# model engineers workshop magazine



## stragenmitsuko (Dec 21, 2016)

I've had a small disaster with my archive  , more specific with the model engineers workshop magazines . 

I really really like this magazine , and I think everyone round here knows and appreciates it . And as much as I like the paper magazines , wich are safely stored in binders , I also like to have a digital copy . Easy to print and re-print when needed . Keeps the originals from getting all greasy and mocked up . 
Easy to put on tablet when taking a trip . 
Most of this archive was found on the internet , some of them scanned myself . 

My external drive on wich I  store all kinds of books and mags has crashed . Luckily I had backups of most of its content . 
But a large part of the digital mew magazines is lost , backup cdr/w  was also corrupted . 
I was able to restore a reasonable  part of it by searching the internet , but I'm still missing several years . 

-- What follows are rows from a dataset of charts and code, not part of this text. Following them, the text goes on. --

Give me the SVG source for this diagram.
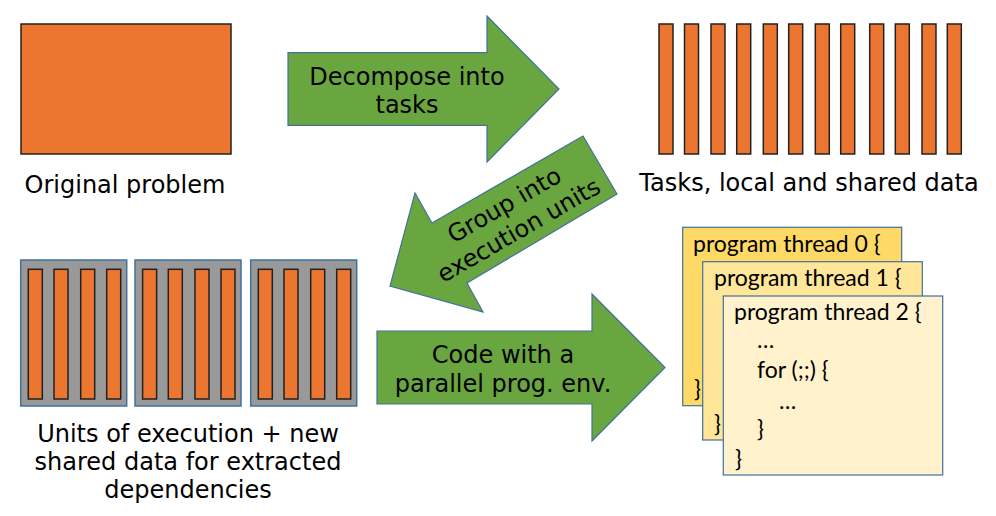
<svg xmlns="http://www.w3.org/2000/svg" width="996" height="516" viewBox="0 0 996 516">
<style>
.lbl{font-family:"DejaVu Sans",sans-serif;font-size:24px;fill:#000;text-anchor:middle}
.code{font-family:"Lato","Liberation Sans",sans-serif;font-size:23px;fill:#000}
.task{fill:#EC7530;stroke:#222;stroke-width:1.5}
.arrow{fill:#6AA640;stroke:#41719C;stroke-width:1.2}
.unit{fill:#999;stroke:#41719C;stroke-width:1.5}
.page{stroke:#41719C;stroke-width:1.2}
</style>
<defs>
<g id="unitBars">
<rect class="task" x="7.6" y="9.3" width="14" height="129.7"/>
<rect class="task" x="33.3" y="9.3" width="14" height="129.7"/>
<rect class="task" x="60" y="9.3" width="14" height="129.7"/>
<rect class="task" x="86" y="9.3" width="14" height="129.7"/>
</g>
</defs>

<g id="original-problem">
<rect class="task" x="21" y="24" width="210" height="130"/>
<text class="lbl" x="125" y="193">Original problem</text>
</g>

<g id="tasks">
<rect class="task" x="659" y="24" width="14" height="130"/>
<rect class="task" x="684.5" y="24" width="14" height="130"/>
<rect class="task" x="711" y="24" width="14" height="130"/>
<rect class="task" x="736.7" y="24" width="14" height="130"/>
<rect class="task" x="763.3" y="24" width="14" height="130"/>
<rect class="task" x="788.7" y="24" width="14" height="130"/>
<rect class="task" x="815.3" y="24" width="14" height="130"/>
<rect class="task" x="840.7" y="24" width="14" height="130"/>
<rect class="task" x="869.7" y="24" width="14" height="130"/>
<rect class="task" x="895.3" y="24" width="14" height="130"/>
<rect class="task" x="922" y="24" width="14" height="130"/>
<rect class="task" x="947.3" y="24" width="14" height="130"/>
<text class="lbl" x="809" y="191">Tasks, local and shared data</text>
</g>

<g id="units">
<rect class="unit" x="20.7" y="260" width="106" height="146"/>
<use href="#unitBars" x="20.7" y="260"/>
<rect class="unit" x="135" y="260" width="106" height="146"/>
<use href="#unitBars" x="135" y="260"/>
<rect class="unit" x="250.7" y="260" width="106" height="146"/>
<use href="#unitBars" x="250.7" y="260"/>
<text class="lbl" x="188" y="442">Units of execution + new</text>
<text class="lbl" x="188" y="470">shared data for extracted</text>
<text class="lbl" x="188" y="498">dependencies</text>
</g>

<g id="code">
<rect class="page" x="682.7" y="227.3" width="219" height="178.4" fill="#FFD966"/>
<text class="code" x="693" y="252">program thread 0 {</text>
<text class="code" x="694" y="397">}</text>
<rect class="page" x="702.7" y="261.7" width="219.6" height="178.3" fill="#FFE699"/>
<text class="code" x="714" y="286">program thread 1 {</text>
<text class="code" x="714" y="432">}</text>
<rect class="page" x="723.3" y="296" width="219.4" height="179" fill="#FFF2CC"/>
<text class="code" x="734" y="320">program thread 2 {</text>
<text class="code" x="757" y="348">…</text>
<text class="code" x="757" y="378">for (;;) {</text>
<text class="code" x="779" y="409">…</text>
<text class="code" x="757" y="437">}</text>
<text class="code" x="735" y="467">}</text>
</g>

<g id="connectors">
<g id="decompose">
<polygon class="arrow" points="288,52.7 487,52.7 487,16 559,89 487,162 487,125.3 288,125.3"/>
<text class="lbl" x="407" y="85">Decompose into</text>
<text class="lbl" x="407" y="113">tasks</text>
</g>
<g id="group">
<polygon class="arrow" points="583,136 617,194 467,283 483,312 390,286 415,193 432,223"/>
<g transform="translate(510.8,216.5) rotate(-30)">
<text class="lbl" x="0" y="-5">Group into</text>
<text class="lbl" x="0" y="24">execution units</text>
</g>
</g>
<g id="codewith">
<polygon class="arrow" points="377,331 592,331 592,294 665,367.5 592,441 592,404 377,404"/>
<text class="lbl" x="503" y="363">Code with a</text>
<text class="lbl" x="503" y="392">parallel prog. env.</text>
</g>
</g>
</svg>
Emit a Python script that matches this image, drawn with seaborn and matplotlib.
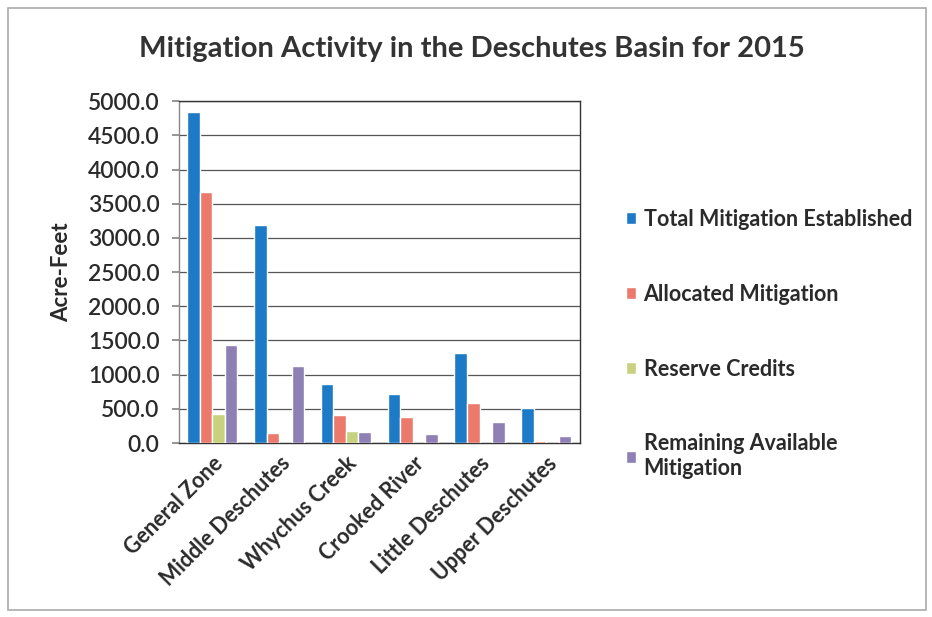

So folks , if anyone has digital copies  available , please drop me a PM . 

Missing issues are : 
Autumn 2016 ( nr 246 ) 
May  2016 ( nr 241 ) 
Nov 2015 ( nr 235 ) 
Dec 2015 ( nr 236 ) 
April 2010 to Dec 2014 ( nrs 164 to 223)

Thx 

Pat


----------



## stragenmitsuko (Dec 21, 2016)

Update : 


Autumn 2016 ( nr 246 ) 
May  2016 ( nr 241 ) 
Nov 2015 ( nr 235 ) 
Dec 2015 ( nr 236 ) 
are no longer needed . 

Still need 
April 2010 to Dec 2014 ( nrs 164 to 223)

And I overlooked these two : 
238 ( Feb 2015 ) 
243 ( July 2016 ) 

Pat



Pat


----------



## stragenmitsuko (Dec 23, 2016)

2nd update 

238 ( Feb 2015 ) 
243 ( July 2016 ) 

also came trough

Pat


----------



## Niels Abildgaard (Dec 23, 2016)

I have tried to get some issues from Internet Archive and got them.
How can that function and be legal?
I mean the magazine owner sells  no backnumbers and somebody pays the computer storage?


----------



## stragenmitsuko (Dec 29, 2016)

Pleased to announce that this problem is solved , and my archive is up to date again . 

Big thanks to everyone who helped me out .


----------